Kyle Lackey is another example. He had a longstanding interest in physics, but he knew he’d found his niche when he started astronomy research with Kulkarni.
He graduated from UofSC in 2015, but he returned to earn a Ph.D. “It’s very clear as an undergraduate in physics that you're really getting only the tip of the iceberg,” Lackey says. “There’s so much more in physics to be learned. There are constantly new things to learn, new frontiers to explore. It's like a sequence of problems with practical solutions.”
Vercheskaia and Lackey are studying polar ring galaxies, rare galaxies that have large rings of stars and gas circling the galaxy in a polar direction. They use images to try to learn what interactions cause these galaxies to take on the unusual shape.
In addition to the project focused on polar ring galaxies, some students are studying pairs of colliding galaxies. Others are looking at interstellar dust grains ― located in clouds of gas between stars ― to learn about what those clouds are made of and how the dust grains evolve with time.
There are constantly new things to learn, new frontiers to explore. It's like a sequence of problems with practical solutions.
— Kyle Lackey
For their research, Kulkarni and her students use data from large telescopes located both on the ground (mountaintops in Chile, Hawaii, and New Mexico), as well as in space (such as the Hubble Space Telescope and the Spitzer Space Telescope). In 2020, the Space Telescope Science Institute, which oversees the Hubble, accepted a research proposal from Kulkarni and used the telescope to record data for her research. Getting observation time on the Hubble is a highly competitive process, but UofSC had two researchers approved in 2020. In addition to Kulkarni, physics and astronomy professor Steve Rodney also had a proposal accepted.

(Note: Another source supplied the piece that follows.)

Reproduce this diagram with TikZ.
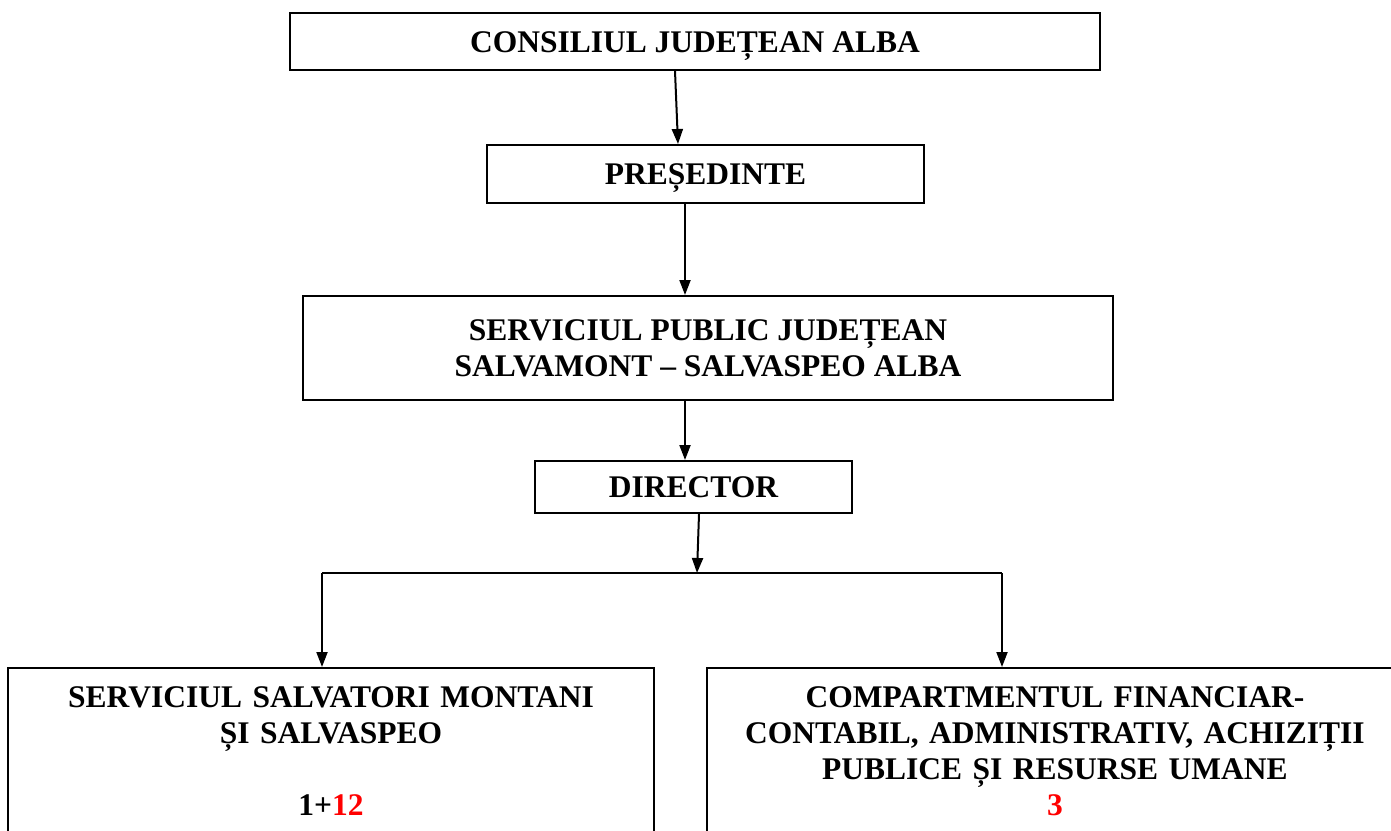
\documentclass[tikz,border=0pt]{standalone}
\usepackage{fontspec}
\setmainfont{Liberation Serif}
\usepackage{xcolor}
\usetikzlibrary{arrows.meta, positioning}
\tikzstyle{fBox} = [rectangle, draw=black, line width=2pt, inner sep=0pt, align=center, font=\bfseries\fontsize{31.5}{36}\selectfont]
\tikzstyle{fSingle} = [fBox, text height=21pt, text depth=0pt]
\tikzstyle{fBottom} = [fBox, anchor=north, inner ysep=19pt, text depth=150pt]
\tikzstyle{fArrow} = [line width=2pt, -{Triangle[length=15pt, width=11pt]}]
\begin{document}
\begin{tikzpicture}[x=1pt, y=-1pt]
    \useasboundingbox (0,0) rectangle (1391,830);
    \clip (0,0) rectangle (1391,830);
    \node (consiliu) [fSingle, minimum width=810, minimum height=57] at (695,41.5) {CONSILIUL JUDEȚEAN ALBA};
    \node (presedinte) [fSingle, minimum width=437, minimum height=58] at (705.5,174) {PREȘEDINTE};
    \node (serviciuPublic) [fBox, minimum width=810, minimum height=104] at (708,348) {SERVICIUL PUBLIC JUDEȚEAN\\SALVAMONT – SALVASPEO ALBA};
    \node (director) [fSingle, minimum width=317, minimum height=52] at (693.5,487) {DIRECTOR};
    \node (serviciuSalvatori) [fBottom, minimum width=646, text width=640] at (331,667) {SERVICIUL SALVATORI MONTANI\\ȘI SALVASPEO\\[36pt]1+\textcolor{red}{12}};
    \node (compartiment) [fBottom, minimum width=696, text width=690] at (1055,667) {COMPARTMENTUL FINANCIAR-\\CONTABIL, ADMINISTRATIV, ACHIZIȚII\\PUBLICE ȘI RESURSE UMANE\\\textcolor{red}{3}};
    \coordinate (bus) at (697,573);
    \coordinate (busLeft) at (322,573);
    \coordinate (busRight) at (1002,573);

    \draw [fArrow] ([xshift=-20pt]consiliu.south) -- ([xshift=-27.5pt]presedinte.north);
    \draw [fArrow] ([xshift=-20.5pt]presedinte.south) -- ([xshift=-23pt]serviciuPublic.north);
    \draw [fArrow] ([xshift=-23pt]serviciuPublic.south) -- ([xshift=-8.5pt]director.north);
    \draw [fArrow] ([xshift=5.5pt]director.south) -- (bus);
    \draw [line width=2pt] (busLeft) -- (busRight);
    \draw [fArrow] (busLeft) -- ([xshift=-9pt]serviciuSalvatori.north);
    \draw [fArrow] (busRight) -- ([xshift=-53pt]compartiment.north);
\end{tikzpicture}
\end{document}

Kulkarni’s group also has been awarded observation time on NASA’s James Webb Space Telescope, which is set to launch in Fall 2021. The Webb telescope is expected to be more sensitive than the Hubble, so it will provide even more data for Kulkarni’s team.
Fatima Elkhatib, a senior on Kulkarni’s research team who is studying dust clouds to learn about how dust in distant galaxies compares to that in our own galaxy, says it’s daunting to realize how vast the universe is compared to human knowledge. “There's a lot that we don't know,” she says.
But that means there is a lot to learn. Elkhatib says that research has helped her to focus on learning, even when there isn’t a “right” answer.
And, sometimes, there isn’t an assigned question.
“In research, nobody gives you a problem to work on,” Kulkarni says. “It's totally up to you.”
That means there’s a whole universe of possibilities.
“That's what makes research fascinating,” Kulkarni adds. “Even beginning undergraduates can easily make a contribution in research, because there are a lot of unknown ideas to test out, and there are also a lot of data to test them!”